Somewhat surprisingly, Carter gets Marx’s theory of the state more or less right. That, as a coercive institution standing above the rest of society, the state is a product of the division of society into antagonistic economic classes, and that, once these classes are abolished through the common ownership of productive resources, then the state will become redundant; its coercive features will be dismantled and its useful administrative functions merged into the democratic structure of classless society.
This was a position Marx reached in 1843 and maintained for the rest of his life. As he wrote at the height of his controversy with the anarchist Bakunin in 1874:
“All Socialists understand by ‘anarchy’ this: the aim of the proletarian movement, the abolition of classes, once achieved, the power of the State, which serves to keep the great producing majority under the yoke of a small exploiting minority, will disappear and the functions of government will be transformed into simple administrative functions” (Conspectus of Bakunin’s ‘Statism and anarchy’).
So, how does Carter get round this? How does he turn Marx into an accomplice of Lenin and even Stalin? This is not an easy task since Marx never used the Leninist terms “vanguard party”, “professional revolutionary”, “workers’ state” or “socialist state”. He did unwisely once or twice use “dictatorship of the proletariat” but this was meant to be a contrast to dictatorship by a revolutionary elite as advocated by some other revolutionaries of his day.

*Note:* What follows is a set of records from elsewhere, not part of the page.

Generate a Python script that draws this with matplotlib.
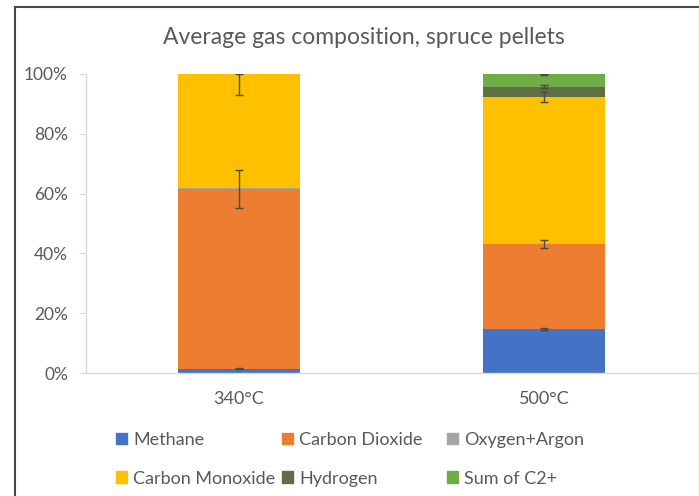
import numpy as np
import matplotlib.pyplot as plt
from matplotlib.patches import Patch, Rectangle

plt.rcParams['font.family'] = ['Lato', 'DejaVu Sans']

categories = ["340°C", "500°C"]
series = ["Methane", "Carbon Dioxide", "Oxygen+Argon",
          "Carbon Monoxide", "Hydrogen", "Sum of C2+"]
colors = ["#4472C4", "#ED7D31", "#A5A5A5", "#FFC000", "#5F6E45", "#70AD47"]

# percent of total gas, per category
methane = [1.5, 14.6]
carbon_dioxide = [60.0, 28.6]
oxygen_argon = [0.3, 0.0]
carbon_monoxide = [38.2, 49.0]
hydrogen = [0.0, 3.6]
c2_plus = [0.0, 4.2]

# error bars (lower, upper)
err_methane = [[0.3, 0.3], [0.3, 0.3]]
err_co2 = [[6.4, 1.3], [6.4, 1.3]]
err_co = [[7.0, 1.7], [0.0, 1.7]]
err_h2 = [[0.0, 0.4], [0.0, 0.4]]
err_c2 = [[0.0, 0.4], [0.0, 0.0]]

values = [methane, carbon_dioxide, oxygen_argon, carbon_monoxide, hydrogen, c2_plus]
errors = [err_methane, err_co2, None, err_co, err_h2, err_c2]

text_color = "#595959"

fig = plt.figure(figsize=(6.99, 4.96), dpi=100)
ax = fig.add_axes([86 / 699, 1 - 373 / 496, 611 / 699, 299 / 496])

x = np.arange(len(categories))
bottom = np.zeros(len(categories))
for name, vals, col, err in zip(series, values, colors, errors):
    vals = np.array(vals) / 100
    ax.bar(x, vals, 0.4, bottom=bottom, color=col, label=name, zorder=2)
    top = bottom + vals
    if err is not None:
        e = np.array(err) / 100
        mask = vals > 0
        ax.errorbar(x[mask], top[mask], yerr=e[:, mask], fmt="none",
                    ecolor="#4A4A40", elinewidth=1, capsize=3, capthick=1,
                    zorder=3)
    bottom = top

ax.set_xlim(-0.5, 1.5)
ax.set_ylim(0, 1.0)
ax.set_yticks(np.arange(0, 1.01, 0.2))
ax.set_yticklabels([f"{int(v * 100)}%" for v in np.arange(0, 1.01, 0.2)])
ax.set_xticks(x)
ax.set_xticklabels(categories)
ax.tick_params(axis="y", colors="#D9D9D9", labelcolor=text_color,
               labelsize=12.5, length=5, pad=8)
ax.tick_params(axis="x", length=0, labelcolor=text_color, labelsize=13, pad=13)
for s in ["top", "right"]:
    ax.spines[s].set_visible(False)
for s in ["left", "bottom"]:
    ax.spines[s].set_color("#D9D9D9")
    ax.spines[s].set_linewidth(1)

fig.text(364 / 699, 1 - 38 / 496, "Average gas composition, spruce pellets",
         ha="center", va="center", fontsize=16.5, color=text_color)

# legend, laid out as three equal-width columns
col_x = [116 / 699, 282 / 699, 447 / 699]
for i, cx in enumerate(col_x):
    handles = [Patch(color=colors[i]), Patch(color=colors[i + 3])]
    labels = [series[i], series[i + 3]]
    leg = fig.legend(handles, labels, loc="upper left",
                     bbox_to_anchor=(cx, 1 - 432 / 496), frameon=False,
                     fontsize=13, handlelength=0.6, handleheight=0.6,
                     handletextpad=0.35, labelspacing=1.25, borderaxespad=0,
                     borderpad=0)
    for t in leg.get_texts():
        t.set_color(text_color)

# outer frame
fig.patches.append(Rectangle((15 / 699, -0.1), 1.0, 1 - 7 / 496 + 0.1,
                             transform=fig.transFigure, fill=False,
                             edgecolor="#4A4A3C", linewidth=1.5))

fig.savefig("out.png", dpi=100)
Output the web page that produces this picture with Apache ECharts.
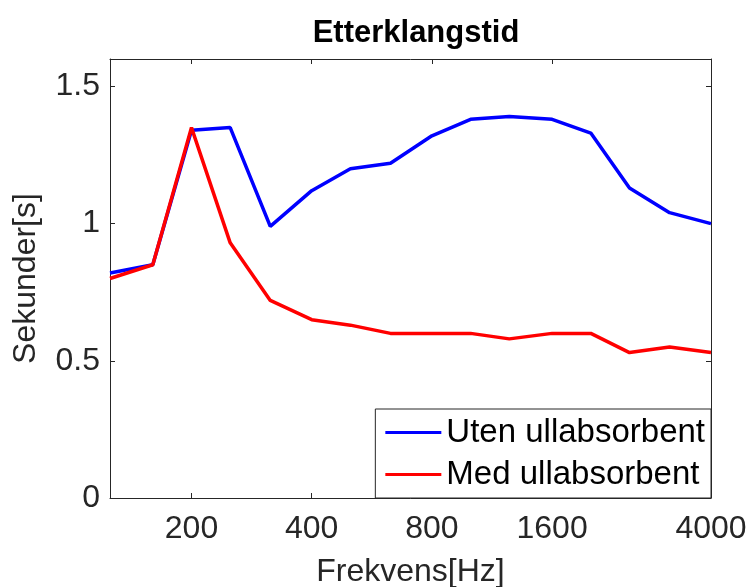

This is recognised by Carter who doesn’t rest his case on Marx’s unfortunate use of this misleading term. What Marx had in mind was the working class winning control of the state and using it, for a relatively brief period, to abolish capitalists’ class monopoly over the means of production, thereby abolishing classes and so also the need for a state, which would then be dismantled.
Carter’s argument is that it is Marx’s theory that the existence of the state is in the end dependent on the economic structure of society that opens the way for Leninism:
“Lenin did not build his theories on air: they arose on the basis of serious inadequacies in Marx’s conception of the state and political power” (p. 218).
“The perceived need for authoritarian and revolutionary organisation is sanctioned by Marx’s theory because his theoretical subordination of political power to economic causes apparently renders post-revolutionary political power unproblematic” (p. 231).
This is a very weak argument based not on what Marx actually said (Carter can’t produce any evidence that the supposed need for “authoritarian and revolutionary organisation” was “perceived” by Marx himself) but rather on what Marx allegedly omitted to say.
What Carter appears to be trying to say is that because Marx believed that the state would automatically disappear once economic classes had been abolished, he didn’t attach much importance to the form the state should take during the brief period when it would be being used to abolish classes. and that this allowed others to “perceive: that it needed to be controlled by an authoritarian vanguard during this period.
This is wrong on two counts. Marx did in fact have something to say about the form of the state during this period. He thought it should be thoroughly democratic, with mandated and recallable delegates. This, for instance, is what Marx write about the Paris Commune of 1871 which he then described (somewhat inaccurately, as he later conceded) as a government of the working class”, i.e. having the form the state should take while being used by the working class to abolish classes:
“The Commune was formed of the municipal councillors, chosen by universal suffrage in the various wards of the town, responsible and revocable at short terms . . . Instead of continuing to be the agent of the Central Government, the police was at once stripped of its political attributes, and turned into the responsible at all times revocable agent of the Commune. So were the official of all other branches of the Administration . . . Like the rest of public servants, magistrates and judges were to be elective, responsive and revocable” (Civil War in France, 1871, Section III).
But even if Marx had omitted to specify this, this would not justify the inference that the state during this period could take any other than this ultra-democratic form and authoritarian or a one-party dictatorship. This has to be ruled out as incompatible with Marx’s aim of a stateless, communist society based on voluntary co-operation, which just could not be promoted by such means. How could people be forced to co-operate voluntarily? They can only do this if they want to, which means that socialism has, by its very nature, to be the outcome of a consciously expressed desire of the majority. Because socialism can only be a democratic society, it can only come about democratically. In the phrase Marx endorsed: the emancipation of the working class can only be the work of the working class itself.
So, Carter is factually wrong as to what Marx’s views on this subject were. He is also wrong in urging radical critics of capitalism to shun Marx’s ideas. Although Marx’s views, like anyone else’s should not be accepted uncritically and dogmatically, they are still relevant today. Among other things as a criticism of the sort of elitist and vanguardist ideas peddled by Lenin, Trotsky, Stalin and the others.